Oosthuizen mapped out future socio-economic and political scenarios for South Africa and matched these with the minister’s NHI wish list. His analysis suggested that there would be enormous hurdles even in a best case scenario.

“People talk about the nine lost years, but not about the nine years it will take for recovery,” said Oosthuizen.

His most fragile scenario showed a vicious cycle of radicalism, populism, low economic growth, mounting debt, downgrades and the upward creep of unemployment. “In this scenario there will be no NHI,” he said.

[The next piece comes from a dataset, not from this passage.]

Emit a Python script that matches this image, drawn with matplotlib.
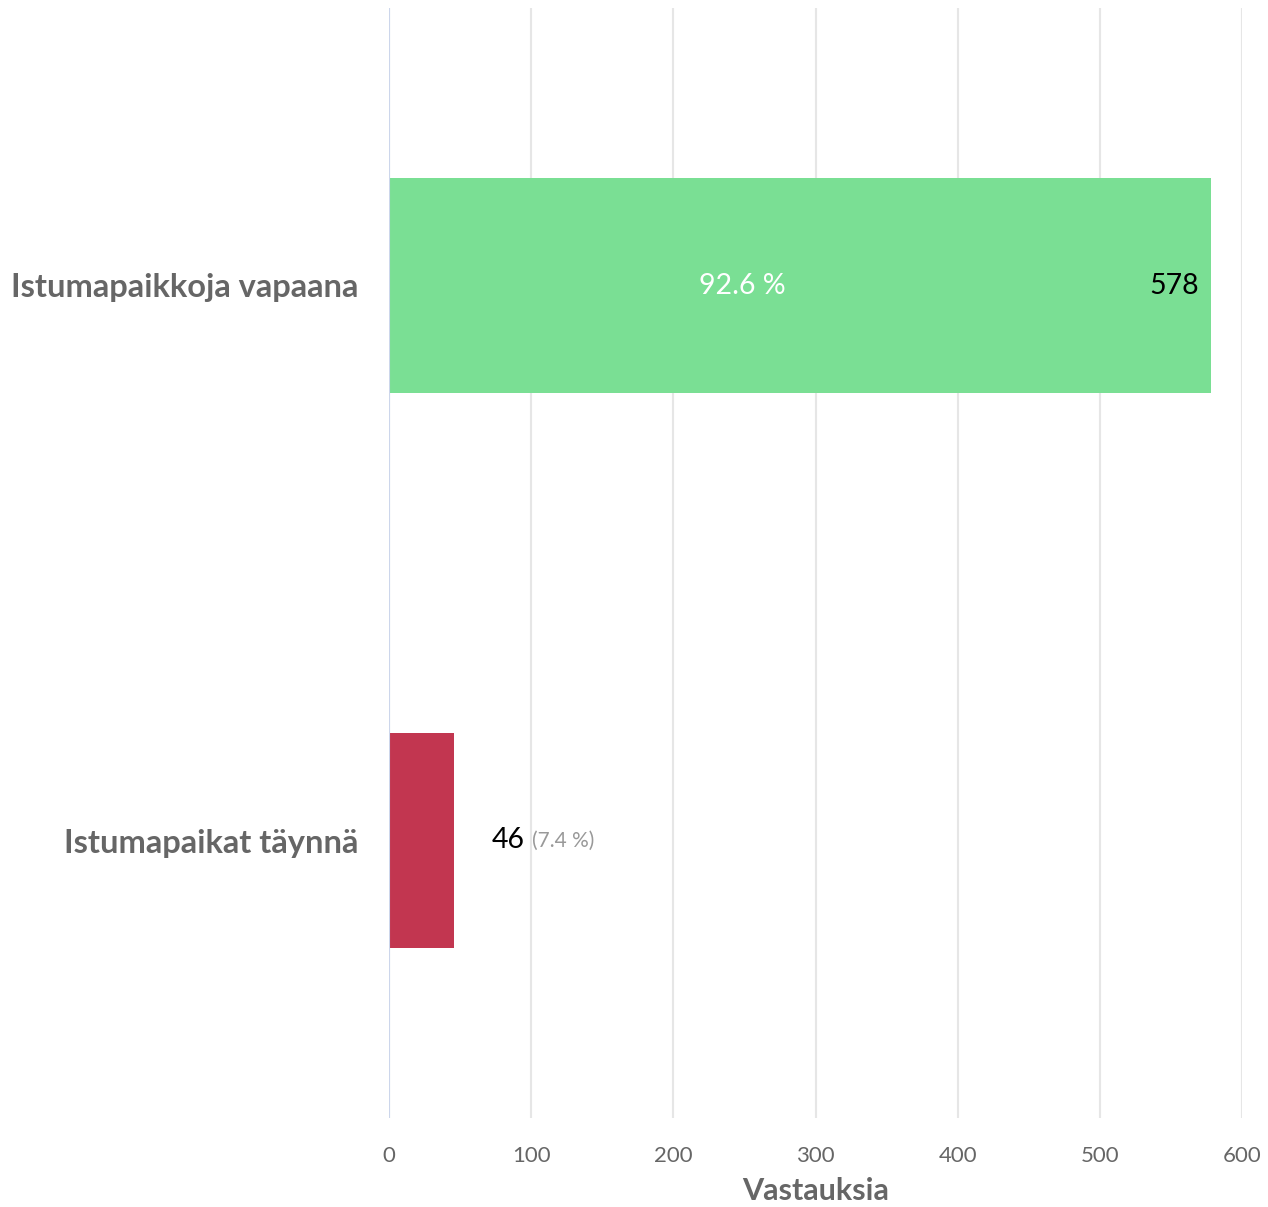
import matplotlib
matplotlib.use("Agg")
import matplotlib.pyplot as plt

categories = ["Istumapaikkoja vapaana", "Istumapaikat täynnä"]
values = [578, 46]
percents = [92.6, 7.4]
colors = ["#7ADF94", "#C23650"]
xticks = [0, 100, 200, 300, 400, 500, 600]
xlabel = "Vastauksia"

plt.rcParams['font.family'] = ['Lato', 'DejaVu Sans']

fig = plt.figure(figsize=(12.68, 12.07), dpi=100)
ax = fig.add_axes([389/1268, 1 - 1118/1207, (1242-389)/1268, (1118-8)/1207])

ypos = list(range(len(categories)))
ax.barh(ypos, values, height=0.386, color=colors, zorder=3)
ax.set_ylim(len(categories) - 0.5, -0.5)
ax.set_xlim(0, 600)
ax.set_xticks(xticks)
ax.set_xticklabels([str(t) for t in xticks], fontsize=16, color="#666666")
ax.set_yticks(ypos)
ax.set_yticklabels(categories, fontsize=23.5, fontweight="bold", color="#666666")
ax.tick_params(axis="both", length=0)
ax.tick_params(axis="x", pad=20)
ax.tick_params(axis="y", pad=22)
for s in ax.spines.values():
    s.set_visible(False)
ax.grid(axis="x", color="#e6e6e6", linewidth=1.5, zorder=0)
ax.axvline(0, color="#ccd6eb", linewidth=1.5, zorder=4)
ax.set_xlabel(xlabel, fontsize=22, fontweight="bold", color="#666666", labelpad=8)

# labels
ax.text(values[0] - 8, 0, str(values[0]), ha="right", va="center", fontsize=20.5, color="black", zorder=5)
ax.text(values[0] * 0.43, 0, f"{percents[0]} %", ha="center", va="center", fontsize=20.5, color="white", zorder=5)
t = ax.text(values[1] + 26, 1, str(values[1]), ha="left", va="center", fontsize=20.5, color="black", zorder=5)
fig.canvas.draw()
bb = t.get_window_extent()
inv = ax.transData.inverted()
x_end = inv.transform((bb.x1 + 8, 0))[0]
ax.text(x_end, 1, f"({percents[1]} %)", ha="left", va="center", fontsize=15, color="#999999", zorder=5)

fig.savefig("out.png", dpi=100, facecolor="white")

However, Oosthuizen pointed to “flickers of light” from institutional reform, such as changes in the National Prosecuting Authority, and opportunities offered by technological advances in the medical and health sector that could be capitalised on what he called “co-creation”. The technologies include the trend towards e-medicine such as remote consultations, entrepreneurs and start-ups working independently on interventions such as 3D-printed devices and parts to reduce healthcare costs. There is also a continued surge of body sensors and wearables that make health increasingly digitised and managed personally.

“It raises the question of what we are doing with these trends, technologies and opportunities,” Oosthuizen said, adding that the government should use these technologies better, build capacity, fix infrastructure in the public system and improve public-private partnerships.

“Government is trying to fix the right problem with the wrong instruments and running ahead of the population on NHI before proper engagement. Trust is needed and trust is the consequence of actions. We need leadership, not more talk shops or another summit with another social compact. We need an agenda around real decisions,” Oosthuizen said.

Speakers also raised concerns over the lack of direction, leadership and details in the NHI. Lerato Mosiah, CEO of the Health Funders Association, said active participation was still lacking and the bill was already at its public comment phase. “There is no debate that we have to have an NHI, but how will we roll it out? We want to engage, but our role isn’t clear… We need understanding way ahead of time so we know how to plan going forward.”

Similar sentiments were expressed by Aneria Bouwer, director and tax expert at Bowmans law firm. Bouwer said that while tax to fund the NHI was expected to only to kick in with the phased-in introduction of the NHI in 2026, taxpayers remained in the dark.

“There is a lot of concern over losing medical aid tax credits, additional tax burdens and doubt about whether services on the NHI will be on par with what taxpayers are getting paying for medical aid right now,” she said.

Along with all the unanswered questions, Dr Lance Lasersohn, vice-president of the South African Society of Anaesthesiologists, said there were also many assumptions being made by the government and some inadequate number crunching that weakened the basis on which the NHI Bill currently stood.

“I would argue that we in South Africa don’t have the same level of high intrapersonal trust that a country like Japan has,” he said, adding that a second assumption was that the private sector would have capacity to provide quality services to the 85% of patients who currently rely on public healthcare.

Lasersohn had previously said the NHI could drive more specialists and doctors out of the public sector and out of the country. He pointed to the already dire shortage of doctors of a ratio of 60 doctors per 100,000 people and 25 specialists per 100,000 people.

“Building infrastructure is the easy part, building specialists and having time to do it is a different story – it can take up to 17 years to train a specialist.

“We need to establish trust with government and we need to ensure that doctors are able to ply their trade, and that they are able to give patient-centric high-quality care. This is what our members we polled have said is the most important to them, not remuneration first. We need to nurture this resource and build up slowly towards NHI,” he argued.